Records excerpted from a collection:
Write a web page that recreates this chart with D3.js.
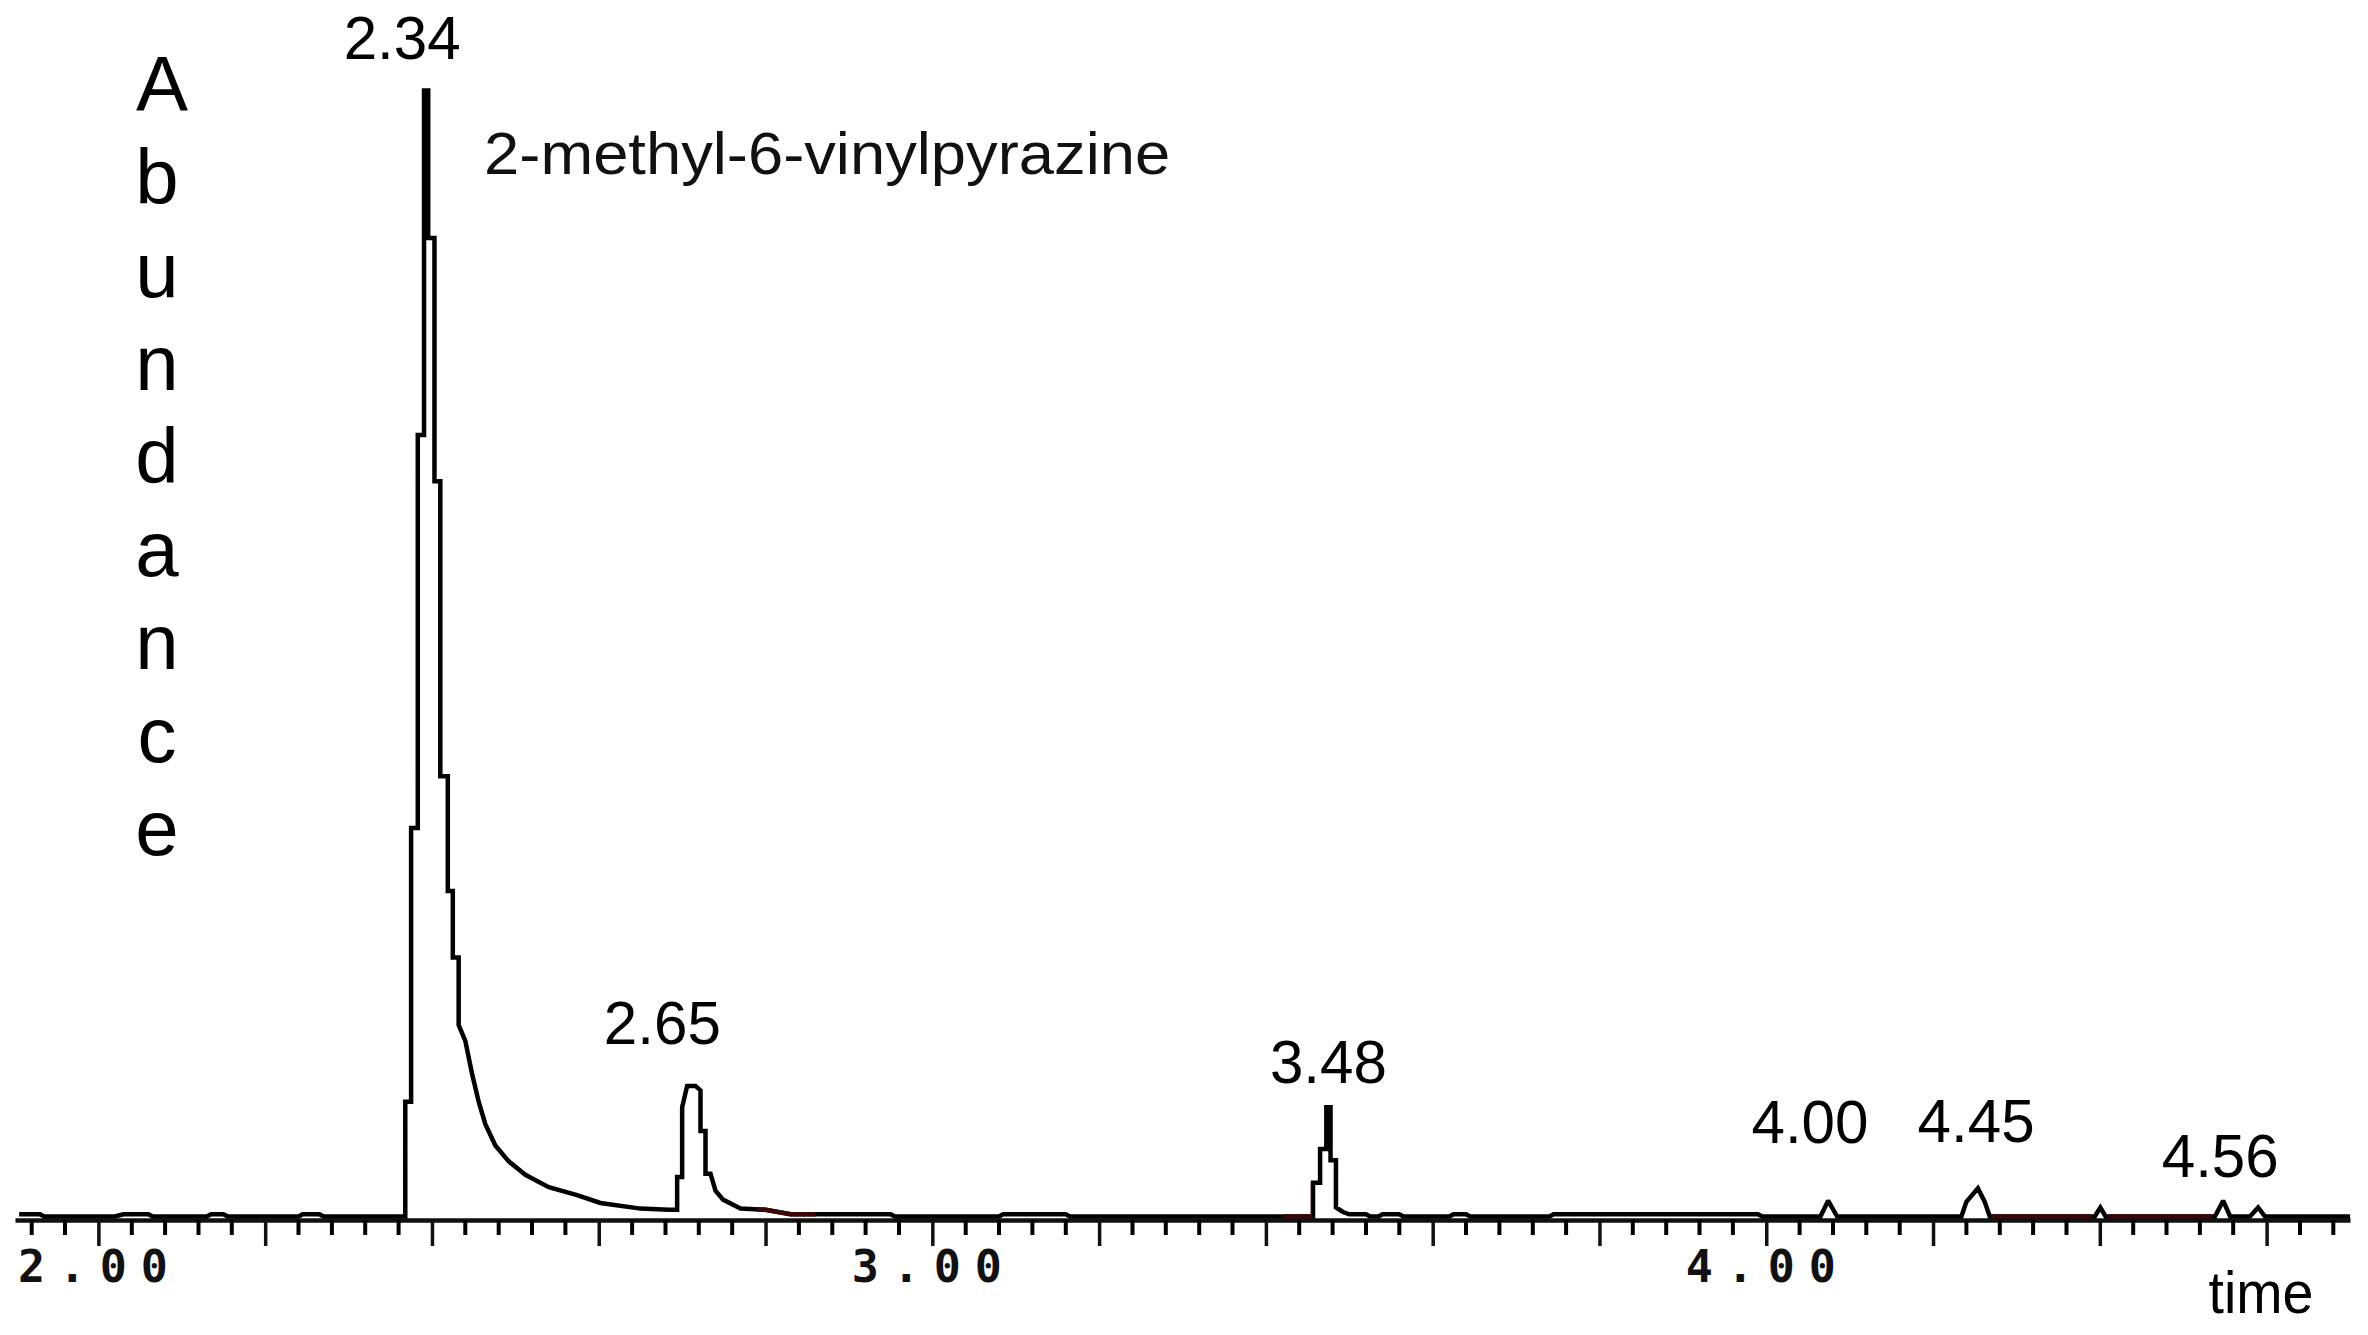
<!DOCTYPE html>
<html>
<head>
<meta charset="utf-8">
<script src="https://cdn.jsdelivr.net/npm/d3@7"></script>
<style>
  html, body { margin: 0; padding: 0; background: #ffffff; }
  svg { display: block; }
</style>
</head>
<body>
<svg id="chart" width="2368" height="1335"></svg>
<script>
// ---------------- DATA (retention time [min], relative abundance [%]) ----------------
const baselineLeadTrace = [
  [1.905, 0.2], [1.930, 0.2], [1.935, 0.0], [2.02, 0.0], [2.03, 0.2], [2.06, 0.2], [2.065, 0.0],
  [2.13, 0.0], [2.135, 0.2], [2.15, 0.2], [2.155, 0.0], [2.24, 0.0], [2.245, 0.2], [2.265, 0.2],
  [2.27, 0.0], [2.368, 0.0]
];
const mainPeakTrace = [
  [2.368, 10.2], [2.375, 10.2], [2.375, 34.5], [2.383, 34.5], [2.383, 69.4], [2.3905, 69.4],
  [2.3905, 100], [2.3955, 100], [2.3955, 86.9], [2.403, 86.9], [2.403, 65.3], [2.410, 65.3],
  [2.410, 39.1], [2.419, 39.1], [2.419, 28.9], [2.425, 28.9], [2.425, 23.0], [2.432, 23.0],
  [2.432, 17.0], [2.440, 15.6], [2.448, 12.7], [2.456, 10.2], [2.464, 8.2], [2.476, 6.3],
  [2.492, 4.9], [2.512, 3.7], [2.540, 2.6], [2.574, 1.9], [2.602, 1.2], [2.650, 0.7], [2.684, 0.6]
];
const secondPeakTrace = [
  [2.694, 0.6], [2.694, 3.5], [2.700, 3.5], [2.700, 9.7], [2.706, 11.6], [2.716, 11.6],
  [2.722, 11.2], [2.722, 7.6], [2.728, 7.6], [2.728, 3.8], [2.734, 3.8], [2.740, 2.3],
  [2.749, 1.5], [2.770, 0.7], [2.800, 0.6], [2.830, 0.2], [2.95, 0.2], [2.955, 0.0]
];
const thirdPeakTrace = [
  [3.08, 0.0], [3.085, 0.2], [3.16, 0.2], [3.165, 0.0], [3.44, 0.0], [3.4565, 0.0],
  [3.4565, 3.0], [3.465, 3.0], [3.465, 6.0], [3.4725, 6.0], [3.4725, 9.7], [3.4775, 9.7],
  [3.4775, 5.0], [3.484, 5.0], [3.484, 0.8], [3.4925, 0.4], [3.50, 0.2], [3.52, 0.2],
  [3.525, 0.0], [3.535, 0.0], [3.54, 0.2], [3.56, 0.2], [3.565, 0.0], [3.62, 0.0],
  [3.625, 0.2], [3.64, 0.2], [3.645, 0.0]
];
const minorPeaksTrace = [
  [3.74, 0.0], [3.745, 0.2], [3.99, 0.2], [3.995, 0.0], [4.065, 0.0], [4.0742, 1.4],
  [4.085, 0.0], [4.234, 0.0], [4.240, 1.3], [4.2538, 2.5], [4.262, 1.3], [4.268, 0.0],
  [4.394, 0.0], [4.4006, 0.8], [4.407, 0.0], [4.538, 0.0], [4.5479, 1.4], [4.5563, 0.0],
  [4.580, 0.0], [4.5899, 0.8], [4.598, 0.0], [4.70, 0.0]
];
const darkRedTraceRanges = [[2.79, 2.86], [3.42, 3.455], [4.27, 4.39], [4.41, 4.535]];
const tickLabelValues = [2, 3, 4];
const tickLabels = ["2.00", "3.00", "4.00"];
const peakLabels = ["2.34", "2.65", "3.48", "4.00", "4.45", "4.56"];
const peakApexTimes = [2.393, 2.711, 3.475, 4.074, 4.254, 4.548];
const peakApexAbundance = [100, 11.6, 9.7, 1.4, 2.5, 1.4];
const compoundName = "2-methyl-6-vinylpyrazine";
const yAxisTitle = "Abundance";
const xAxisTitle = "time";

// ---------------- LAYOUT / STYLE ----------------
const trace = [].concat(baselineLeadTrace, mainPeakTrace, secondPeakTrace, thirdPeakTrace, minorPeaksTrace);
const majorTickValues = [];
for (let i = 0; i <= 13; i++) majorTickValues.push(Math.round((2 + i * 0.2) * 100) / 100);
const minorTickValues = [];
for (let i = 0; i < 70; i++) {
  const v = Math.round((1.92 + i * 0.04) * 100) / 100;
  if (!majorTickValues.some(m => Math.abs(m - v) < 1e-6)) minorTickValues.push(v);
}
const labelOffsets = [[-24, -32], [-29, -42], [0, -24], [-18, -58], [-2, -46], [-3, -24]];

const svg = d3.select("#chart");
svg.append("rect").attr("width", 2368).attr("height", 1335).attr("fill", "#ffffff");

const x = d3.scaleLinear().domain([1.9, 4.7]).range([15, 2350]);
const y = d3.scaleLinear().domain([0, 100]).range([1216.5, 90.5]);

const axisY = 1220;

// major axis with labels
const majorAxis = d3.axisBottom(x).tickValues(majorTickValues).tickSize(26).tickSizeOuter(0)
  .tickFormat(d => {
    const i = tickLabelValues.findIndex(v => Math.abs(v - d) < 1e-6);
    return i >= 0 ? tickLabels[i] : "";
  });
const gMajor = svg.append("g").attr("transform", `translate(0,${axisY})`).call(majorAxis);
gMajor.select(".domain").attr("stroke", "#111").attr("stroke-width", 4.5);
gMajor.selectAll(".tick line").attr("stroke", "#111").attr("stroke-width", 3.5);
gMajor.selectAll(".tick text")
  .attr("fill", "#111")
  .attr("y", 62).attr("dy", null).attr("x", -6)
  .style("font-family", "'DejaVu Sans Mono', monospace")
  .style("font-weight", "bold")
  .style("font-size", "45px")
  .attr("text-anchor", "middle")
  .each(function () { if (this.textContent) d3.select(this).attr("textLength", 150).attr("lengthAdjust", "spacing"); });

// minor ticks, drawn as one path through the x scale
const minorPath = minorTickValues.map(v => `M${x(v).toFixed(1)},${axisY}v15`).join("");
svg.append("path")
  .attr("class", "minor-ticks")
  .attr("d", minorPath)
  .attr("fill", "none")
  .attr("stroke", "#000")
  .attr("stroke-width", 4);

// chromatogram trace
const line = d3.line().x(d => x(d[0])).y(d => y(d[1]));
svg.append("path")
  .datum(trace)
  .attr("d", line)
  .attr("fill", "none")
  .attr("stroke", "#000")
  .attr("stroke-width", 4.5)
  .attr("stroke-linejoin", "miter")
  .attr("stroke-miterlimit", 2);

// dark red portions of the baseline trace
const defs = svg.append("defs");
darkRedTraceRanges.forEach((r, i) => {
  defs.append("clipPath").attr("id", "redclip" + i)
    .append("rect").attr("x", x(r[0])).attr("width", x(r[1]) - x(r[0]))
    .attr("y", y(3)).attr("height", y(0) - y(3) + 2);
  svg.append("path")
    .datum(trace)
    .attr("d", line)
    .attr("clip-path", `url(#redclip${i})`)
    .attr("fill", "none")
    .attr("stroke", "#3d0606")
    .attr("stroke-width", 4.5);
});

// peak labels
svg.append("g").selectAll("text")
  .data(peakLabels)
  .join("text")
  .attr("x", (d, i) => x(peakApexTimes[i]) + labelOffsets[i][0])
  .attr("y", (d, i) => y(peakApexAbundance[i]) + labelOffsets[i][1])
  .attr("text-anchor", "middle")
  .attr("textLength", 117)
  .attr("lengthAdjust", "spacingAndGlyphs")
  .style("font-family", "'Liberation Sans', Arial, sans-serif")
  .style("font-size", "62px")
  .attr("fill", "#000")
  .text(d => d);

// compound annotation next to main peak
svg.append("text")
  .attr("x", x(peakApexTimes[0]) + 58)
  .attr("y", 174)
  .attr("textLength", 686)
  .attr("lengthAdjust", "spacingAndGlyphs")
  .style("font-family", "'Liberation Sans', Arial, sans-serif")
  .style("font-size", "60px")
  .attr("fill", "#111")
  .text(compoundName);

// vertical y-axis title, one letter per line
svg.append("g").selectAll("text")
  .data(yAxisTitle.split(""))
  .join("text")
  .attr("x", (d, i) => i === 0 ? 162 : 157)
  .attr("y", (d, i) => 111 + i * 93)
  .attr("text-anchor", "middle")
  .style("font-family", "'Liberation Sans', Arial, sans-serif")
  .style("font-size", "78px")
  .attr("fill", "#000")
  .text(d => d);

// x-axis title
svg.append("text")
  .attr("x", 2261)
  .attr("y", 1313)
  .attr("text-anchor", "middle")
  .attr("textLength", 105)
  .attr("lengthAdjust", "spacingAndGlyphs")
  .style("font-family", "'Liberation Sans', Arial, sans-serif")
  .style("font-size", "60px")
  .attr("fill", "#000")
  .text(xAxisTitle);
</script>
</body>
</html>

--

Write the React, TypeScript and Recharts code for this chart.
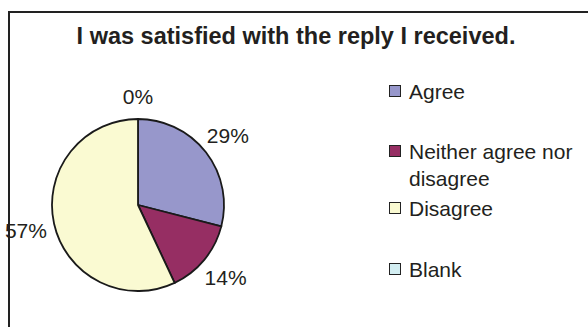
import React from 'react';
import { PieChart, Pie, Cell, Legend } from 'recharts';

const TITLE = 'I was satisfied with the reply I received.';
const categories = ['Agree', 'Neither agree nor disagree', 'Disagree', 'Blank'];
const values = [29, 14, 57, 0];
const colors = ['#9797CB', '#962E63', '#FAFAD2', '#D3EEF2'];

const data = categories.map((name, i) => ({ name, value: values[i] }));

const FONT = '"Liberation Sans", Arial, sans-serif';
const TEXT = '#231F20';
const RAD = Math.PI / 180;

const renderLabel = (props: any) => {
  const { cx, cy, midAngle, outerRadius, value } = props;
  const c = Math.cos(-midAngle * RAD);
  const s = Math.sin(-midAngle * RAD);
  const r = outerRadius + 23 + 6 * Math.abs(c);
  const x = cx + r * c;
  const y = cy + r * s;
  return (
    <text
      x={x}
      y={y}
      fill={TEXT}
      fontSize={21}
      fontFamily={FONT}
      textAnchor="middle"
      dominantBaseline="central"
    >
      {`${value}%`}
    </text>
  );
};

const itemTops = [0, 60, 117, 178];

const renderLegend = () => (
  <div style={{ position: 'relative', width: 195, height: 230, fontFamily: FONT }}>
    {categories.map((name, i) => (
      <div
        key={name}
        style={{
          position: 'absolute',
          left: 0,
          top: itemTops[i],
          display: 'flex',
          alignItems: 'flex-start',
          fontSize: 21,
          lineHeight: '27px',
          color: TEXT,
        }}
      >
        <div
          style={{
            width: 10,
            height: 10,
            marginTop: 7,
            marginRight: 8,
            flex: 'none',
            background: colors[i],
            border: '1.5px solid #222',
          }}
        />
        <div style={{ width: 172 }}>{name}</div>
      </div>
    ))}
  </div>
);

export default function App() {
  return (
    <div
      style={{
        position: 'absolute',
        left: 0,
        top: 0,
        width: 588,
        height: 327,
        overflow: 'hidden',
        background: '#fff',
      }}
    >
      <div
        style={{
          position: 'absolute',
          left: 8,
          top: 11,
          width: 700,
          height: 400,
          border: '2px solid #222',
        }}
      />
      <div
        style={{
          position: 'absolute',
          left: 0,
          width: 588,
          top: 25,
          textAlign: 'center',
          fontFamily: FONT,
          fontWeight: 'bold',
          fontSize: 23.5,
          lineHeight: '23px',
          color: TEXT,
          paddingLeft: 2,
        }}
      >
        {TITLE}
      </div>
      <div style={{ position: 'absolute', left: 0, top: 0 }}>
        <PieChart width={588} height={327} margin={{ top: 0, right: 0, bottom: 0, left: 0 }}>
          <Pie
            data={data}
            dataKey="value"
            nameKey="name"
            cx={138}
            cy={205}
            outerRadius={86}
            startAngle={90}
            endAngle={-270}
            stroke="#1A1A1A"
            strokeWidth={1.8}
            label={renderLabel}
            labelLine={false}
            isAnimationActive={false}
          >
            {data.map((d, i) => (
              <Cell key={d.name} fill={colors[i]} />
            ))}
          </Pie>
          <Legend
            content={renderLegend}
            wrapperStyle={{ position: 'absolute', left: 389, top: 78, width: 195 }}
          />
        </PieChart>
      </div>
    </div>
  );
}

**Problem to work on**
Give again, word for word, the part that opens with the line containing "Write the React, TypeScript" and closes with the one containing "const RAD = Math.PI / 180;". Include both of those lines and skip all pictures.

**Output below**
Write the React, TypeScript and Recharts code for this chart.
import React from 'react';
import { PieChart, Pie, Cell, Legend } from 'recharts';

const TITLE = 'I was satisfied with the reply I received.';
const categories = ['Agree', 'Neither agree nor disagree', 'Disagree', 'Blank'];
const values = [29, 14, 57, 0];
const colors = ['#9797CB', '#962E63', '#FAFAD2', '#D3EEF2'];

const data = categories.map((name, i) => ({ name, value: values[i] }));

const FONT = '"Liberation Sans", Arial, sans-serif';
const TEXT = '#231F20';
const RAD = Math.PI / 180;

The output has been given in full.